Dopo la morte di Sankara, negli anni 90, durante la transizione bi-unipolare, con l’indiscusso potere dell’impero nordamericano, si vide la caduta di tutte quelle logiche che erano state sostenute fino ad allora per far fronte all’espansione egemonica, anti-sovietica, come i gruppi para-militari e il ruolo sudafricano quale perno anti-panafricano.  Questa distensione, apparentemente sancente una vittoria indiscussa dell’Occidente, ha però visto favorire l’entrata nel continente dei BRIC, con Cina, Brasile e India, che hanno dato nuova linfa al movimento panafricano e hanno promosso il rinnovamento del continente, per renderlo indipendente dal neocolonialismo.
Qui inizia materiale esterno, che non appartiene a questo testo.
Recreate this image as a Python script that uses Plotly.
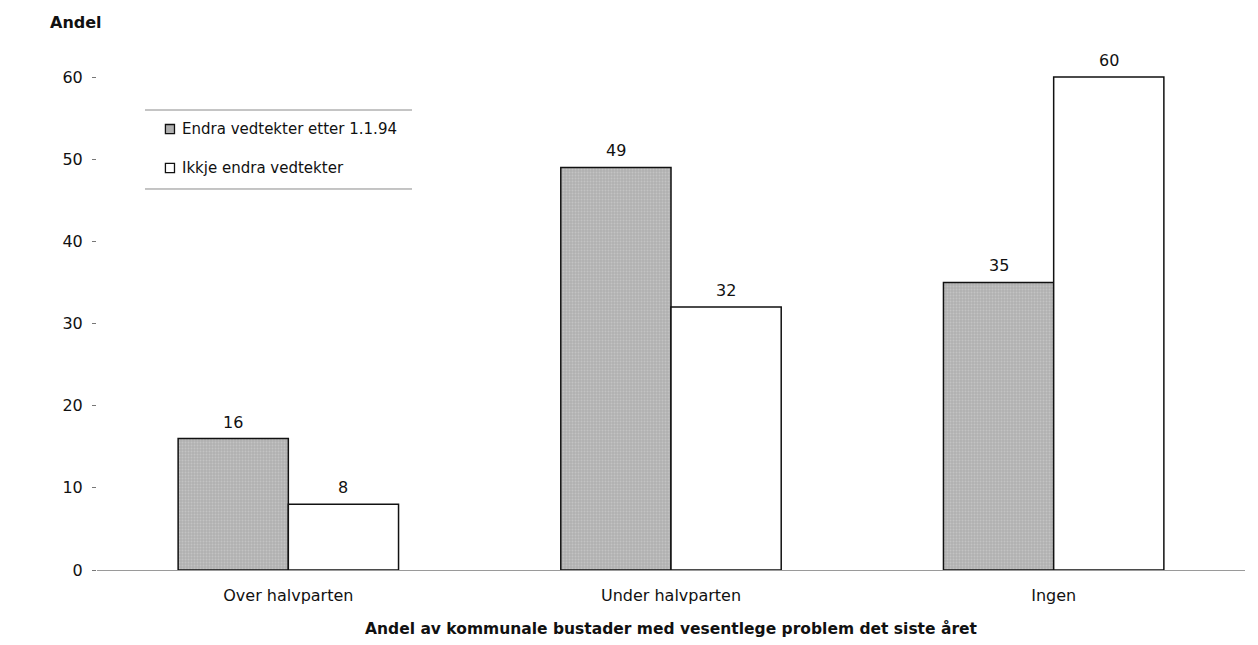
import plotly.graph_objects as go

# Data
categories = ["Over halvparten", "Under halvparten", "Ingen"]
endra = [16, 49, 35]
ikkje_endra = [8, 32, 60]
series_names = ["Endra vedtekter etter 1.1.94", "Ikkje endra vedtekter"]
y_ticks = [0, 10, 20, 30, 40, 50, 60]

FONT = "DejaVu Sans, Liberation Sans, Arial, sans-serif"
INK = "#111111"

gray_marker = dict(color="#b0b0b0", line=dict(color=INK, width=1.5),
                   pattern=dict(shape=".", fgcolor="#d6d6d6", size=3, solidity=0.35))
white_marker = dict(color="#ffffff", line=dict(color=INK, width=1.5))

fig = go.Figure()
fig.add_trace(go.Bar(x=categories, y=endra, name=series_names[0],
                     marker=gray_marker, showlegend=False))
fig.add_trace(go.Bar(x=categories, y=ikkje_endra, name=series_names[1],
                     marker=white_marker, showlegend=False))

fig.update_layout(
    width=1258, height=645,
    margin=dict(l=97, r=13, t=36, b=75),
    paper_bgcolor="white", plot_bgcolor="white",
    barmode="group", bargap=0.424, bargroupgap=0,
    font=dict(family=FONT, size=16, color=INK),
)

fig.update_xaxes(
    range=[-0.5, 2.5], showgrid=False, zeroline=False,
    showline=True, linecolor="#9a9a9a", linewidth=1,
    ticks="", tickfont=dict(size=16, family=FONT), ticklabelstandoff=11,
    title=dict(text="<b>Andel av kommunale bustader med vesentlege problem det siste året</b>",
               font=dict(size=15.5, family=FONT), standoff=18),
)
fig.update_yaxes(
    range=[0, 65], tickvals=y_ticks, showgrid=False, zeroline=False,
    showline=False, ticks="outside", ticklen=4, tickcolor="#777777",
    tickfont=dict(size=16, family=FONT), ticklabelstandoff=6,
)

# Value labels above each bar (bars are offset half a bar width from the category centre)
for vals, shift in [(endra, -55), (ikkje_endra, 55)]:
    for cat, v in zip(categories, vals):
        fig.add_annotation(x=cat, y=v, text=str(v), showarrow=False,
                           xshift=shift, yshift=5, yanchor="bottom",
                           font=dict(size=16, family=FONT, color=INK))

# Legend: swatches, labels, and top/bottom rules
legend_rows = [(0.8258, gray_marker["color"]), (0.7528, "#ffffff")]
for name, (yc, fill) in zip(series_names, legend_rows):
    fig.add_shape(type="rect", xref="paper", yref="paper",
                  x0=0.0596, x1=0.0675, y0=yc - 0.0085, y1=yc + 0.0085,
                  fillcolor=fill, line=dict(color=INK, width=1.3))
    fig.add_annotation(text=name, xref="paper", yref="paper",
                       x=0.0723, y=yc, xanchor="left", yanchor="middle",
                       showarrow=False, font=dict(size=15, family=FONT, color=INK))
for yv in [0.8614, 0.7135]:
    fig.add_shape(type="line", xref="paper", yref="paper",
                  x0=0.0418, x1=0.2744, y0=yv, y1=yv,
                  line=dict(color="#8a8a8a", width=1))

fig.add_annotation(text="<b>Andel</b>", xref="paper", yref="paper",
                   x=-0.0427, y=1.026, xanchor="left", yanchor="middle",
                   showarrow=False, font=dict(size=16, family=FONT, color=INK))

fig.write_html("out.html")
Lo sviluppo economico è al centro del nuovo secolo per l’Africa: nell’Africa subsahariana  il tasso medio di aumento del PIL è attualmente attorno al 5,2% – dovrebbe salire al 5.8% in termini reali nel 2014, con un PIL aggregato (a parità di potere d’acquisto) pari a 2.082 miliardi di dollari, un tasso di investimento pari al 22% e un PIL pro capite pari a 2.482 dollari. Tra questi i principali sono l’Angola, il Ghana, lo Zimbabwe, tutti paesi alleati dei BRICS e che stanno collaborando contro l’imperialismo per l’unione del continente.  Nonostante l’imperialismo stia tentando di nuovo di destabilizzare l’area – per esempio con i conflitti in Congo, in Mali ecc. – la situazione non è più sotto il suo controllo.

L’Africa, agli inizi degli anni ottanta, era ancora un continente povero, in uno stato d’anarchia sociale, in un’entropia economica e politica irreversibile, disgregato dall’imperialismo. Oggi l’Africa, una sola, unita, sta diventando indipendente, acquistando sempre un ruolo maggiore nei mercati internazionali grazie alle sue grandi potenzialità per troppo tempo sfruttate dall’imperialismo. In futuro spetterà anche all’Africa collaborare alla transizione al multipolarismo, sotto il segno dell’unificazione territoriale e spirituale panafricana.